I was just a normal young girl and had just started secondary school in the summer at the age of 12. It was about a month or so before Christmas and like everyone else I was looking forward to it.
I will never forget the day for as long as I live... I headed to school, walking like I usually did, the school day went as always, and couldn’t wait till it was home time!
Later that day after school, I was outside with a bunch of friends and I felt a growing pain in my left ear, I ignored it and carried on messing around with my friends. This pain started to get worse as the evening went on and I ended up heading back inside to the comfort of my home. I remember telling my Mum I didn't feel too good and I all I wanted to do was lie down and close my eyes. It was then things rapidly took a turn for the worse. I had a dislike of bright lights, my neck was stiff and I could hardly move, I began being sick also.
My Mum called the doctor... (bearing in mind at the time there wasn't really much known about meningitis) our doctor didn't really know what was going on and think just put it down to a viral infection. My mum at this time, her instincts were kicking in big style and just knew it was something more serious. The doctor gave Mum a few pills for me to take and told her if I was sick afterwards then I would need to go hospital. The doctor wasn't even out the door when I threw right back up again.
Things are a bit of a blur after this, I remember being carried to the ambulance by my Dad (he wouldn't let the paramedics do it), next I remember is laying in a hospital bed in and out of consciousness... I was spiralling downwards so fast. Then I was awake again... I remember looking all around me, just taking in my surroundings and wondering where I was. I could see others moving around my bed and talking but I couldn't understand what was being said.
"I couldn't understand why this disease had robbed me of something so very precious and something we all take for granted."
To cut my story short a little, I had lost all of my hearing. Meningitis had taken it from me.

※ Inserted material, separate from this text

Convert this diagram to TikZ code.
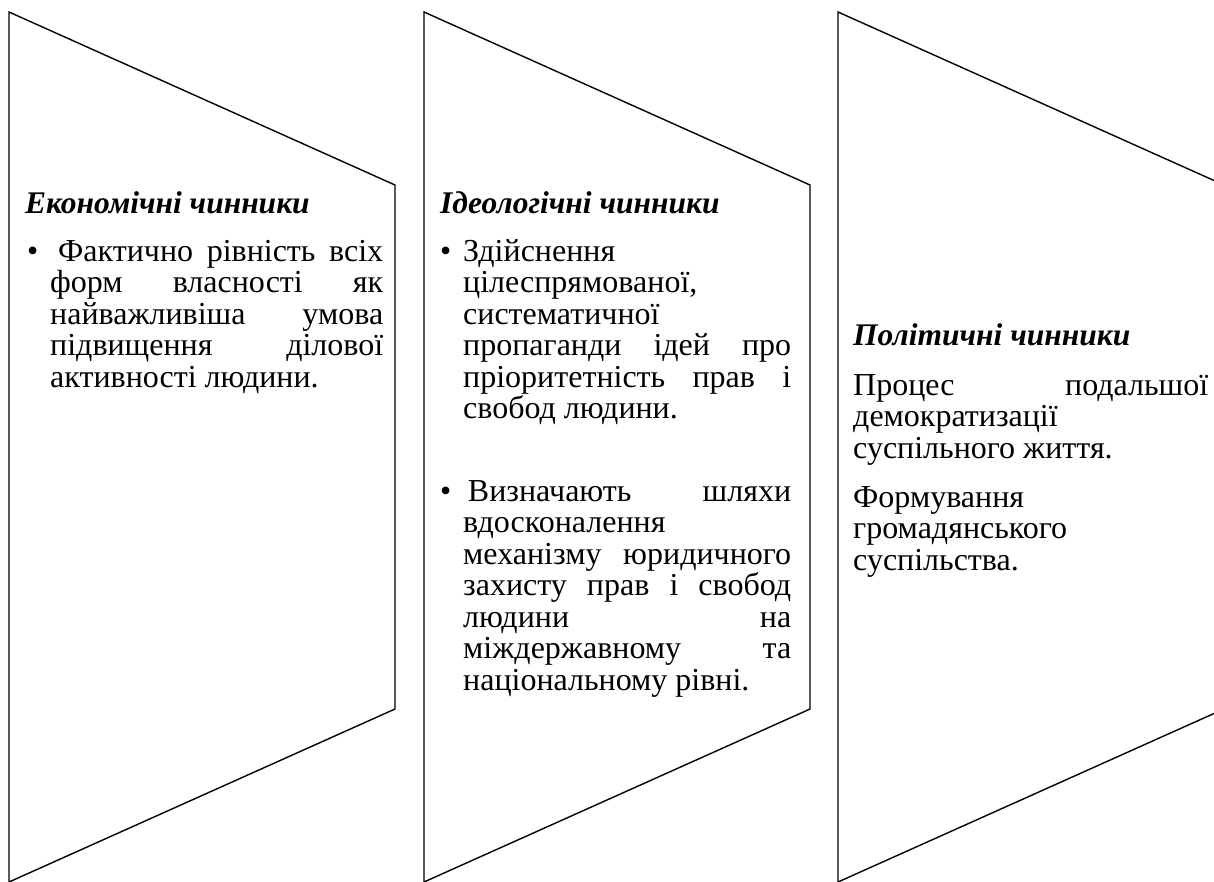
\documentclass[tikz,border=0pt]{standalone}
\usepackage{fontspec}
\setmainfont{Liberation Serif}
\newcommand{\jl}[1]{\makebox[\linewidth][s]{#1}}
\newcommand{\bul}{\leavevmode\llap{\makebox[23pt][l]{•}}}
\newcommand{\bodyfont}{\fontsize{32}{31.5}\selectfont}
\tikzset{
  chevron/.style={draw=black, line width=1.4pt, line join=miter},
  bodytxt/.style={anchor=base west, inner sep=0pt, font=\bodyfont},
  headtxt/.style={anchor=base west, inner sep=0pt, font=\fontsize{31.5}{31.5}\selectfont\bfseries\itshape}
}
\begin{document}
\begin{tikzpicture}[x=1pt,y=-1pt]
\useasboundingbox (0,0) rectangle (1214,881);
\clip (0,0) rectangle (1214,881);
\fill[white] (0,0) rectangle (1214,881);
% chevrons
\foreach \L in {9,424,838}{
  \draw[chevron] (\L,12) -- (\L+386,185) -- (\L+386,709) -- (\L,882) -- cycle;
}
% shape 1
\node[headtxt] (h1) at (25,213) {Економічні чинники};
\node[bodytxt] (p1) at (50,261) {\parbox[t]{333pt}{\bodyfont
\bul\jl{\hspace*{0.25em}Фактично рівність всіх}\\
\jl{форм власності як}\\
\jl{найважливіша умова}\\
\jl{підвищення ділової}\\
активності людини.}};
% shape 2
\node[headtxt] (h2) at (440,213) {Ідеологічні чинники};
\node[bodytxt] (p2) at (463,261) {\parbox[t]{328pt}{\bodyfont
\bul Здійснення\\
цілеспрямованої,\\
систематичної\\
\jl{пропаганди ідей про}\\
\jl{пріоритетність прав і}\\
свобод людини.}};
\node[bodytxt] (p3) at (463,501) {\parbox[t]{328pt}{\bodyfont
\bul\jl{\hspace*{0.15em}Визначають шляхи}\\
вдосконалення\\
\jl{механізму юридичного}\\
\jl{захисту прав і свобод}\\
\jl{людини на}\\
\jl{міждержавному та}\\
національному рівні.}};
% shape 3
\node[headtxt] (h3) at (853,345) {Політичні чинники};
\node[bodytxt] (p4) at (853,395) {\parbox[t]{355pt}{\bodyfont
\jl{Процес подальшої}\\
демократизації\\
суспільного життя.}};
\node[bodytxt] (p5) at (853,507) {\parbox[t]{355pt}{\bodyfont
Формування\\
громадянського\\
суспільства.}};
\end{tikzpicture}
\end{document}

I remember being told I would never hear again and this hurt very, very much. I couldn't understand why this disease had robbed me of something so very precious and something we all take for granted. And I was angry, so very angry to the point it changed me so much as a young girl I more or less became someone else. Gone was the young girl I was before and in her place was someone who was lashing out at the world and her family with hurt and hate inside. I just couldn't grasp the fact that I would never ever hear again and kept thinking "no... It will come back, it will just take some time". I went through so many tests, brain scans... I was poked and prodded and I screamed and cried every step of the way, even fought the nurses when they attempted to do a lumbar puncture (which I had to be held down for). I didn't get any counselling at all.
I was put back into the same school and I was glad yes, but I felt so very isolated. I couldn't understand anyone and had so many problems following conversations and the teachers within the school. I DID have someone come into the school to sit with me in some classes, he wrote everything down for me and I absolutely HATED it. I felt all eyes were on me and that everyone could see just how different I was from them. And still, I kept thinking, "hang in there, you will hear again soon".
"I struggled every day in the hearing world and I still do,"
Years passed, I left school with no qualifications. I think I began to accept the loss of my hearing the older I got, I was so very stubborn though in accepting this. I struggled every day in the hearing world and I still do, very much. It's an invisible disability that others can't see unless they know me personally and I have had many times where people think I am just plain ignorant for not responding to them when they speak to me.
Sometimes I do feel like screaming at people and giving them a wee piece of my mind when I get a certain "look" from some. Just to say "you really don't understand what I went through unless you have experienced it for yourself" so just please don't judge and look at me like there is nothing wrong with my hearing.
I was fortunate to be able to speak before meningitis took hold and I can still speak just fine to this day (although I tend to either talk too loud or not loud enough and struggle to remember how words are pronounced) but I get by with the help of family and a good few friends as well as my husband and son. I have bad balance problems and get very wary of meeting new people.
There's a lot of things I struggle with to be honest. But at the end of the day, I am now older and a wee bit wiser and know that things could have been so much worse for me for I’m alive, I’m here to this day. I didn't have any rash... only some of the symptoms of bacterial meningitis. I was a very lucky young girl but I survived and I am a survivor, so many have lost their lives to this awful disease. I would never wish it upon anyone, ever.
I got married in June 2019, it was the best day of my life, right up there with giving birth to my son. I felt very blessed... life is good and peaceful right now... long may it continue.